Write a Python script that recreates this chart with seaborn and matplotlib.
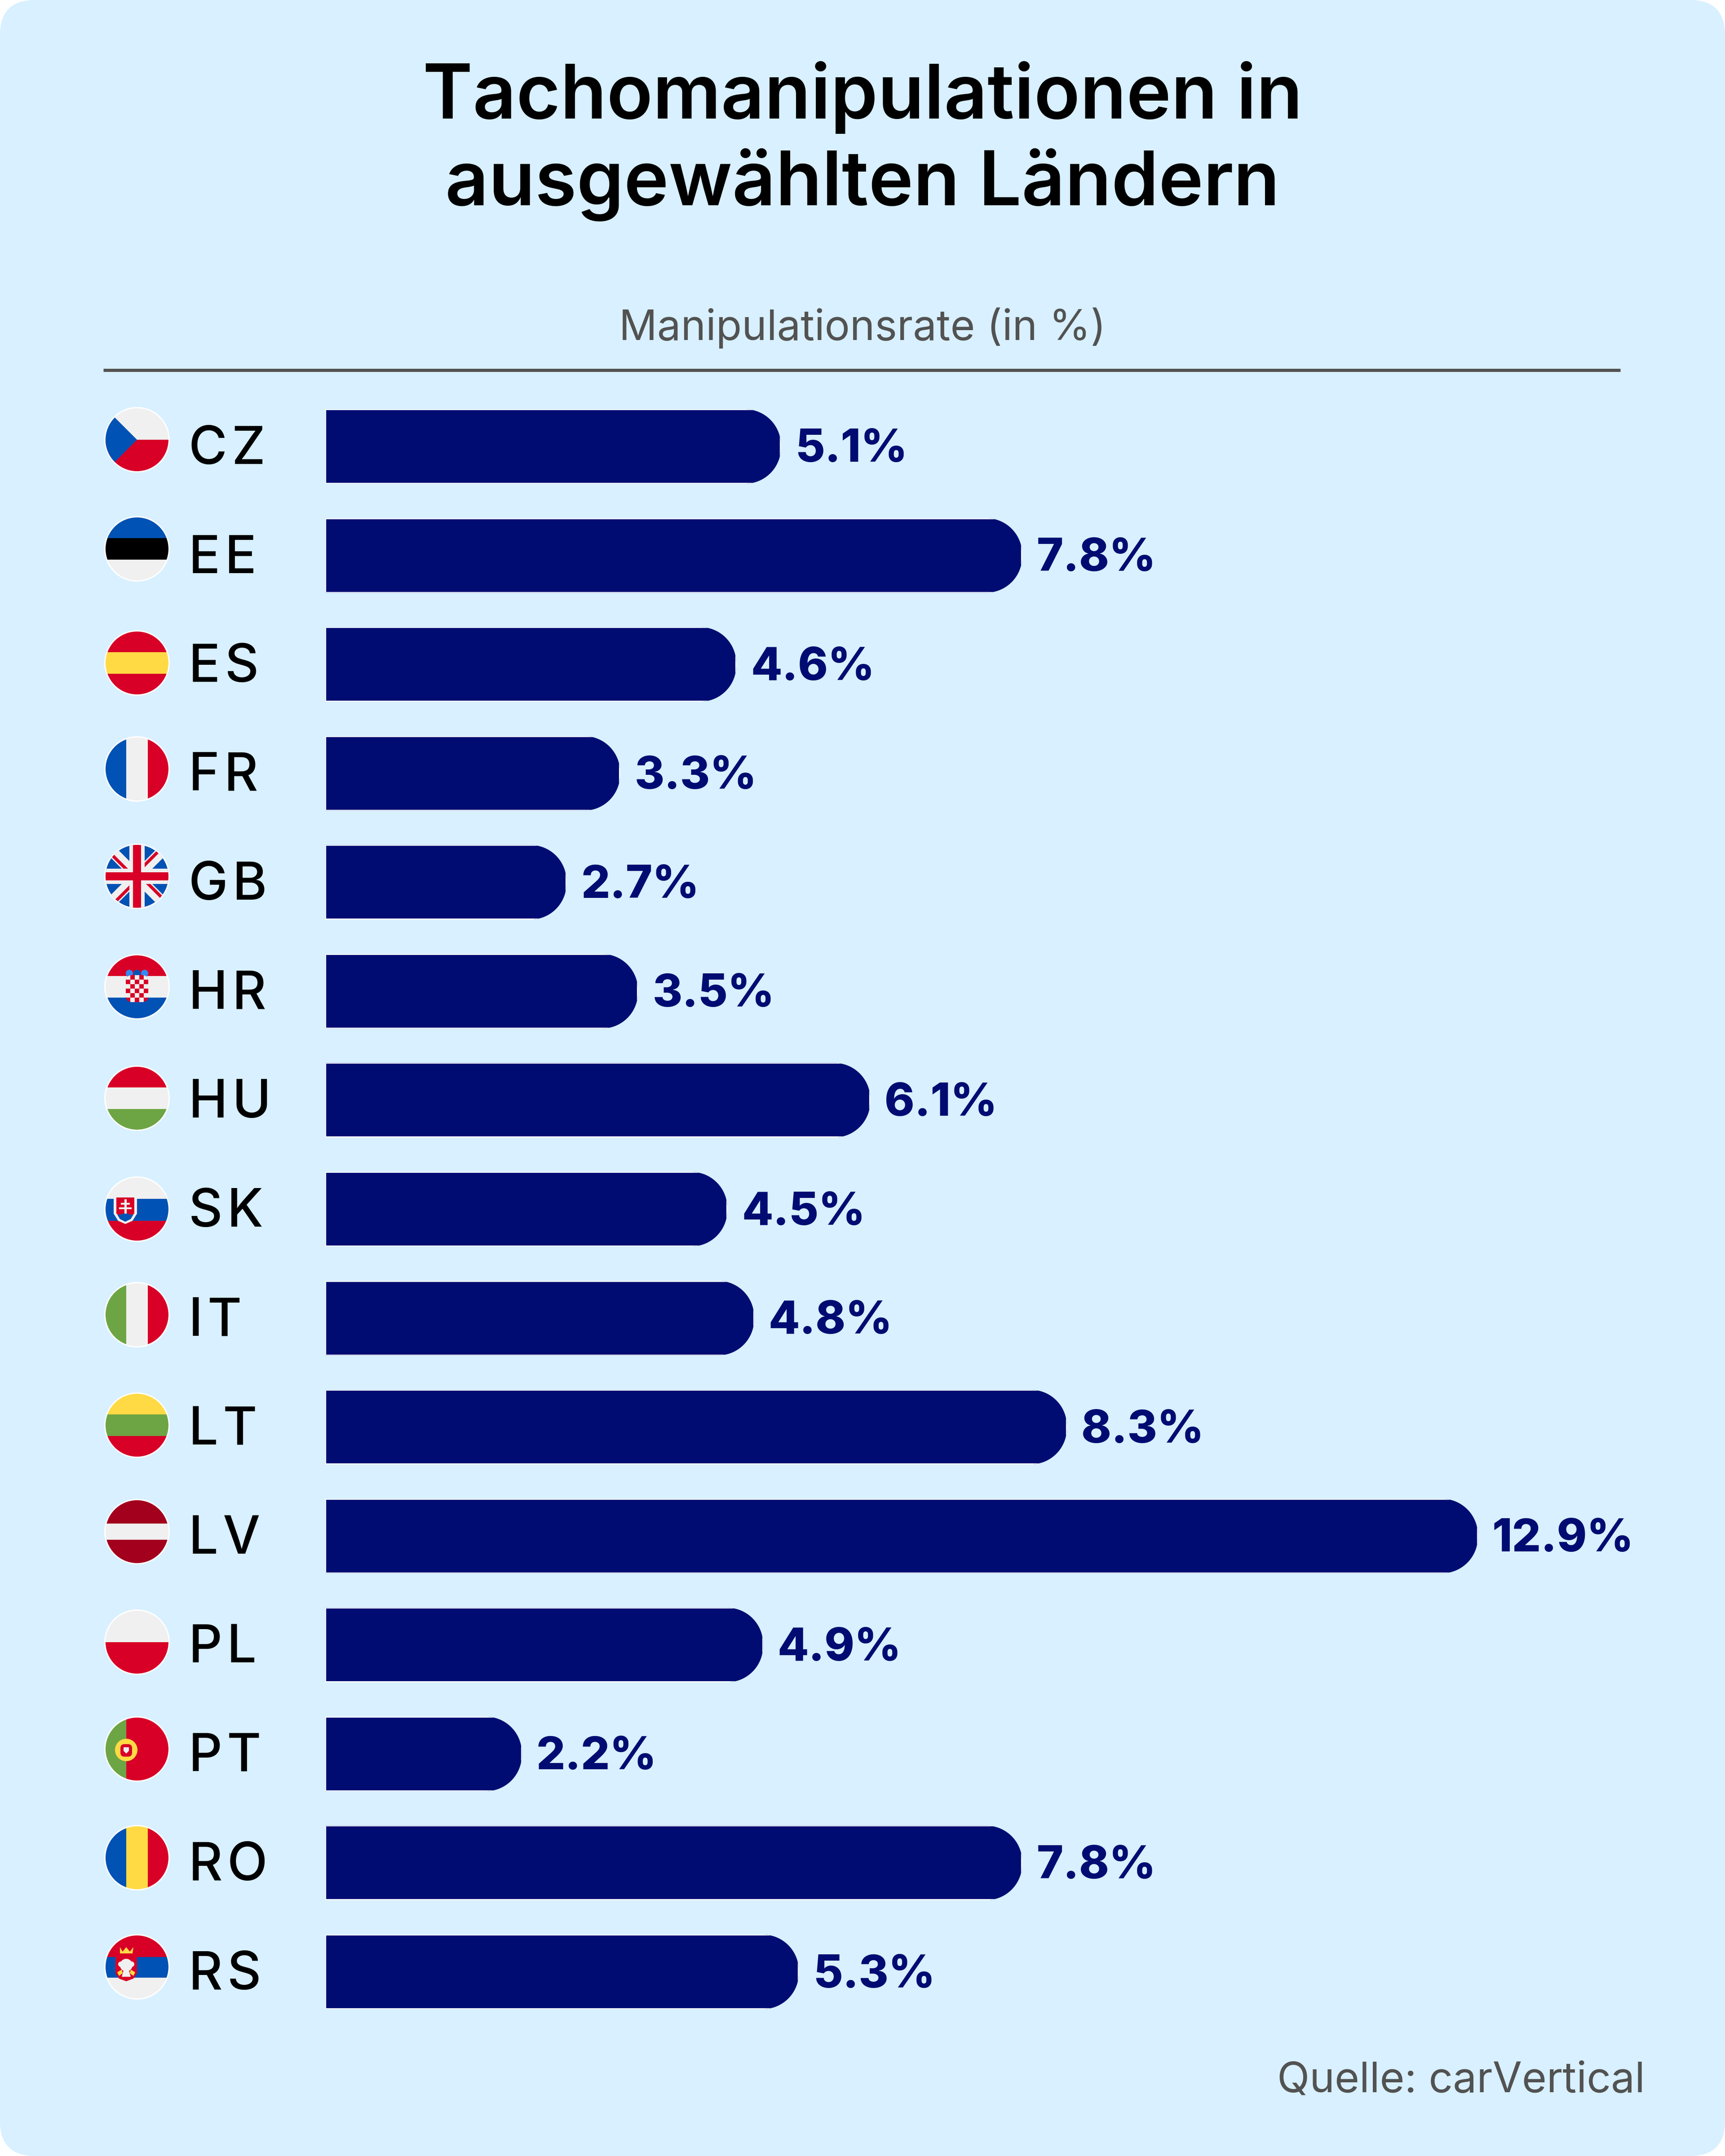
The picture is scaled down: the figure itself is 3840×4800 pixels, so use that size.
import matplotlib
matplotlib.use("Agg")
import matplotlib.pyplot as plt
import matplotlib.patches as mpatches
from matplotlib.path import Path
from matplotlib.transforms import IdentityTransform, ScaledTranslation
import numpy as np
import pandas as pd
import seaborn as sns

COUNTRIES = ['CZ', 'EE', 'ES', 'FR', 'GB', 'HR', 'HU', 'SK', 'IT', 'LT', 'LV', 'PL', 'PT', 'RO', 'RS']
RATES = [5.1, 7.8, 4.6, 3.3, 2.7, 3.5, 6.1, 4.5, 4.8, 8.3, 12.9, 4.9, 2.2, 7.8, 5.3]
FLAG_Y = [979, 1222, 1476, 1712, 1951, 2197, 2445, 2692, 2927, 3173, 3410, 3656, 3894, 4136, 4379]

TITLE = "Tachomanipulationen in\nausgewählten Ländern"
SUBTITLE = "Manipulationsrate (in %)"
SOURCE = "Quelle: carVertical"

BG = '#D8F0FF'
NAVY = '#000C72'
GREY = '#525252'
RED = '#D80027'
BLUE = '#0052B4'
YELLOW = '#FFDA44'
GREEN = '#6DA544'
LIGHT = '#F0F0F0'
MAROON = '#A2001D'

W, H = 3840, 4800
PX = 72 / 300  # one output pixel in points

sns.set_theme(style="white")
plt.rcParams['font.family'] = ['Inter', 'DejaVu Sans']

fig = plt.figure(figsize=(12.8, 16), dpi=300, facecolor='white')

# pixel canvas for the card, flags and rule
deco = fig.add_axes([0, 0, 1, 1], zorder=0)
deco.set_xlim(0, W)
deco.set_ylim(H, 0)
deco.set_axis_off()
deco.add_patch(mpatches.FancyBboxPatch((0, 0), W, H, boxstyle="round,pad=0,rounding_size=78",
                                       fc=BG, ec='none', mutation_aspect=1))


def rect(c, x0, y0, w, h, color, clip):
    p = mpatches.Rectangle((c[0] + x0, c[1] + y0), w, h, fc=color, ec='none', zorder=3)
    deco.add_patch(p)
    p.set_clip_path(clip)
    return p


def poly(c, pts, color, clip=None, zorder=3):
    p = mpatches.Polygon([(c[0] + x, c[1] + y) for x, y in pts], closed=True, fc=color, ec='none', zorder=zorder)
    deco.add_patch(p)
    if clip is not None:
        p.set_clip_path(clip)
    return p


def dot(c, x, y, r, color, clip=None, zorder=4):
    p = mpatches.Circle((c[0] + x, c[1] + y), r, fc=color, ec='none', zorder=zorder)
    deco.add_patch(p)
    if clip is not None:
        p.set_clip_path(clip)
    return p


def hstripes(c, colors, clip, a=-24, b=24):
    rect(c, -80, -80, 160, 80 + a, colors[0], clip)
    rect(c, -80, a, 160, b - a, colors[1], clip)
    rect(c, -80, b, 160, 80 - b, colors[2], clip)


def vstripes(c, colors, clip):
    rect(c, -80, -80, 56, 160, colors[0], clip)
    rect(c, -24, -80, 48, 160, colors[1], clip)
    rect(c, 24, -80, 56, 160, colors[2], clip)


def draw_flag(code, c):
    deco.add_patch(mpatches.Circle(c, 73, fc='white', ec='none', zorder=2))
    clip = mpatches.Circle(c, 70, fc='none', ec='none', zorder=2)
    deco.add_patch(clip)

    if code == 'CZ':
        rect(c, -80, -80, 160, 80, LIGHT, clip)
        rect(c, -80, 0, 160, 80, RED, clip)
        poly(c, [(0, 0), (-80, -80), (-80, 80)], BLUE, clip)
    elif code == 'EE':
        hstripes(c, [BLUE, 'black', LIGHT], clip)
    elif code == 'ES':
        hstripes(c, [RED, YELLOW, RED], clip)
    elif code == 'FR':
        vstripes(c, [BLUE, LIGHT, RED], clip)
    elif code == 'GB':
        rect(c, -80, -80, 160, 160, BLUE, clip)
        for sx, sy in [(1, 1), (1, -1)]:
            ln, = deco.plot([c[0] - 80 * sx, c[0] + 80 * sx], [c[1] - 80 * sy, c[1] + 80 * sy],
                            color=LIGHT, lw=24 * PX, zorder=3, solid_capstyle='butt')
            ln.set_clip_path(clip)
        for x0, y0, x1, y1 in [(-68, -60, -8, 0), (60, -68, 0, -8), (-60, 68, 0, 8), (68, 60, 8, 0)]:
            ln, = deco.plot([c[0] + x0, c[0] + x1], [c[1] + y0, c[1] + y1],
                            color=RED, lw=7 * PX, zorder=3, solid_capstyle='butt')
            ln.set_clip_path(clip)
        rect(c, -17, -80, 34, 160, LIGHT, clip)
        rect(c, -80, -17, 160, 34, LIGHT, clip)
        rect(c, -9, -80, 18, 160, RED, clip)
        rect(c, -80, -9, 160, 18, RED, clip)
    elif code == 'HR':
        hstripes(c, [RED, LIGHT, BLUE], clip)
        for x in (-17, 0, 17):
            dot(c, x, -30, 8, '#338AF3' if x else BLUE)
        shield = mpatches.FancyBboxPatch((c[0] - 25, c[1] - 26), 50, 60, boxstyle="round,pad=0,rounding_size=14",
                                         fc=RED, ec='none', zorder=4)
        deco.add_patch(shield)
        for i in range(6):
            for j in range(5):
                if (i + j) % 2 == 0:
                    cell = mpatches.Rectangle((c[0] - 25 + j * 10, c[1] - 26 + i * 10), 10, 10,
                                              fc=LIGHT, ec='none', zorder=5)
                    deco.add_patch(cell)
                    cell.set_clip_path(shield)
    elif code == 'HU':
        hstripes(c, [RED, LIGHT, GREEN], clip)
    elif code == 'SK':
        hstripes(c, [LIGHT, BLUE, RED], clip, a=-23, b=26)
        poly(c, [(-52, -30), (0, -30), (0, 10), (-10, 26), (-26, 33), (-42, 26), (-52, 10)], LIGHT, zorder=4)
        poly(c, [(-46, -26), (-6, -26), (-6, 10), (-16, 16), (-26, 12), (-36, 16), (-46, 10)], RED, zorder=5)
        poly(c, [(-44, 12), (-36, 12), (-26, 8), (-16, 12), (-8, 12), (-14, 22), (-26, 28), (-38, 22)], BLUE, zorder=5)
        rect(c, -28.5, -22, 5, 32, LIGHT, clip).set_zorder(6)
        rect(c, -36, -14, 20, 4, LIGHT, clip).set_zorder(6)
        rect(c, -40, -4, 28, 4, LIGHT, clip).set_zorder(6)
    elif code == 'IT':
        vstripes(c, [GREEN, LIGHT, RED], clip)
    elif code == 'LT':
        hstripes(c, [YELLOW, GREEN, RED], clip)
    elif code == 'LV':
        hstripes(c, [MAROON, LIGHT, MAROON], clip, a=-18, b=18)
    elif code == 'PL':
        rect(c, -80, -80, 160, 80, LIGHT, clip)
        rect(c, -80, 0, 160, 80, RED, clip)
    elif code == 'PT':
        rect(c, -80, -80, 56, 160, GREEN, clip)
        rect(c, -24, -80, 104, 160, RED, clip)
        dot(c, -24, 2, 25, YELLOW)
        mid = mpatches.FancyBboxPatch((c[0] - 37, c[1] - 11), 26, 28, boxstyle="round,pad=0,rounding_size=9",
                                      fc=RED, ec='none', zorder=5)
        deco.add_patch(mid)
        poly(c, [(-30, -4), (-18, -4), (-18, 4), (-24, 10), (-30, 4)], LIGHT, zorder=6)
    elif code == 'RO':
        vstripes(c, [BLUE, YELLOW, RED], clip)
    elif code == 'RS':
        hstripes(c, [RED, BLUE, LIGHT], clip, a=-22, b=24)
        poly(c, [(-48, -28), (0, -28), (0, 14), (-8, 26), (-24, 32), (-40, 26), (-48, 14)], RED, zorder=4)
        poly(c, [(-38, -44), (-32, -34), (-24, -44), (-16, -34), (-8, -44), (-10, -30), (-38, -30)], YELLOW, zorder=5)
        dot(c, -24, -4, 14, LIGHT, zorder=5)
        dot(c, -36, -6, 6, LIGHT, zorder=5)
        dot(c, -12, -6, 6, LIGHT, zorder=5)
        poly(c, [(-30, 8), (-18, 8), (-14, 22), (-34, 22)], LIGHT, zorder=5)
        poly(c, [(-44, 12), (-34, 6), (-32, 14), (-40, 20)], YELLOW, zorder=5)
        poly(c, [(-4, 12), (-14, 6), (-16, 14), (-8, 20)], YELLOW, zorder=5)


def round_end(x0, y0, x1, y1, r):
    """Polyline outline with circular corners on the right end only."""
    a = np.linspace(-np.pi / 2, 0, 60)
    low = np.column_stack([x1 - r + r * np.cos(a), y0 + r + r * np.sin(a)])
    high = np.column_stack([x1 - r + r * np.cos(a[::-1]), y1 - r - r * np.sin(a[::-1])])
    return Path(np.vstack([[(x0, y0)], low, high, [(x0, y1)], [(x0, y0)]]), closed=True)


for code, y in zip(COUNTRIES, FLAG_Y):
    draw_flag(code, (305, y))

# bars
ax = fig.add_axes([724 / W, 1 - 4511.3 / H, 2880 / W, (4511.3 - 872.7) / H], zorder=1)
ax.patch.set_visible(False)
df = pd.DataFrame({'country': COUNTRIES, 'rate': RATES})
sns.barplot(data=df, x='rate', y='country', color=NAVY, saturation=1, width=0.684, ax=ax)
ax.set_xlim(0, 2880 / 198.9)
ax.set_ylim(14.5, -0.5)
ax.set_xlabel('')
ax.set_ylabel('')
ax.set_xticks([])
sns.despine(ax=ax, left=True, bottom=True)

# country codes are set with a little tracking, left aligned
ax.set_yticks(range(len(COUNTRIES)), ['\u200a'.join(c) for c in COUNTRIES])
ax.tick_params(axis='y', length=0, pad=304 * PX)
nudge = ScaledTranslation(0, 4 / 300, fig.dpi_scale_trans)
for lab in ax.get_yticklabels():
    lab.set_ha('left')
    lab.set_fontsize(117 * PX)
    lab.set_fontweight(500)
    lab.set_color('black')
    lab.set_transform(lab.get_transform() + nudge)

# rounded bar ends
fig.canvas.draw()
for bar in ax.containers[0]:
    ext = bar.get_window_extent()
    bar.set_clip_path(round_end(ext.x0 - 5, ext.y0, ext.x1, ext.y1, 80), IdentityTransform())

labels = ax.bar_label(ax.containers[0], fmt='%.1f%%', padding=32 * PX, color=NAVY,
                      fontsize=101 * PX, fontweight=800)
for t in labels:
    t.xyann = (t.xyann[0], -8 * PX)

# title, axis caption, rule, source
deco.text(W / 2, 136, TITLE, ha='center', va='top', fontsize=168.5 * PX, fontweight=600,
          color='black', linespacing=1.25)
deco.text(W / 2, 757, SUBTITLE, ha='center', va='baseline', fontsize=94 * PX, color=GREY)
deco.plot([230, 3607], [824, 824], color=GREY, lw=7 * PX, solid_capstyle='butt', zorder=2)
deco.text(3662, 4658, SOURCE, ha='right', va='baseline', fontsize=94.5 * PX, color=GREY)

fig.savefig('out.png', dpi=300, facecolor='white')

Exercise requirements: Write out exactly the opening lines of the data, stopping after the line that holds "fc=BG, ec='none', mutation_aspect=1))". Exclude pictures.

Task response:
Write a Python script that recreates this chart with seaborn and matplotlib.
The picture is scaled down: the figure itself is 3840×4800 pixels, so use that size.
import matplotlib
matplotlib.use("Agg")
import matplotlib.pyplot as plt
import matplotlib.patches as mpatches
from matplotlib.path import Path
from matplotlib.transforms import IdentityTransform, ScaledTranslation
import numpy as np
import pandas as pd
import seaborn as sns

COUNTRIES = ['CZ', 'EE', 'ES', 'FR', 'GB', 'HR', 'HU', 'SK', 'IT', 'LT', 'LV', 'PL', 'PT', 'RO', 'RS']
RATES = [5.1, 7.8, 4.6, 3.3, 2.7, 3.5, 6.1, 4.5, 4.8, 8.3, 12.9, 4.9, 2.2, 7.8, 5.3]
FLAG_Y = [979, 1222, 1476, 1712, 1951, 2197, 2445, 2692, 2927, 3173, 3410, 3656, 3894, 4136, 4379]

TITLE = "Tachomanipulationen in\nausgewählten Ländern"
SUBTITLE = "Manipulationsrate (in %)"
SOURCE = "Quelle: carVertical"

BG = '#D8F0FF'
NAVY = '#000C72'
GREY = '#525252'
RED = '#D80027'
BLUE = '#0052B4'
YELLOW = '#FFDA44'
GREEN = '#6DA544'
LIGHT = '#F0F0F0'
MAROON = '#A2001D'

W, H = 3840, 4800
PX = 72 / 300  # one output pixel in points

sns.set_theme(style="white")
plt.rcParams['font.family'] = ['Inter', 'DejaVu Sans']

fig = plt.figure(figsize=(12.8, 16), dpi=300, facecolor='white')

# pixel canvas for the card, flags and rule
deco = fig.add_axes([0, 0, 1, 1], zorder=0)
deco.set_xlim(0, W)
deco.set_ylim(H, 0)
deco.set_axis_off()
deco.add_patch(mpatches.FancyBboxPatch((0, 0), W, H, boxstyle="round,pad=0,rounding_size=78",
                                       fc=BG, ec='none', mutation_aspect=1))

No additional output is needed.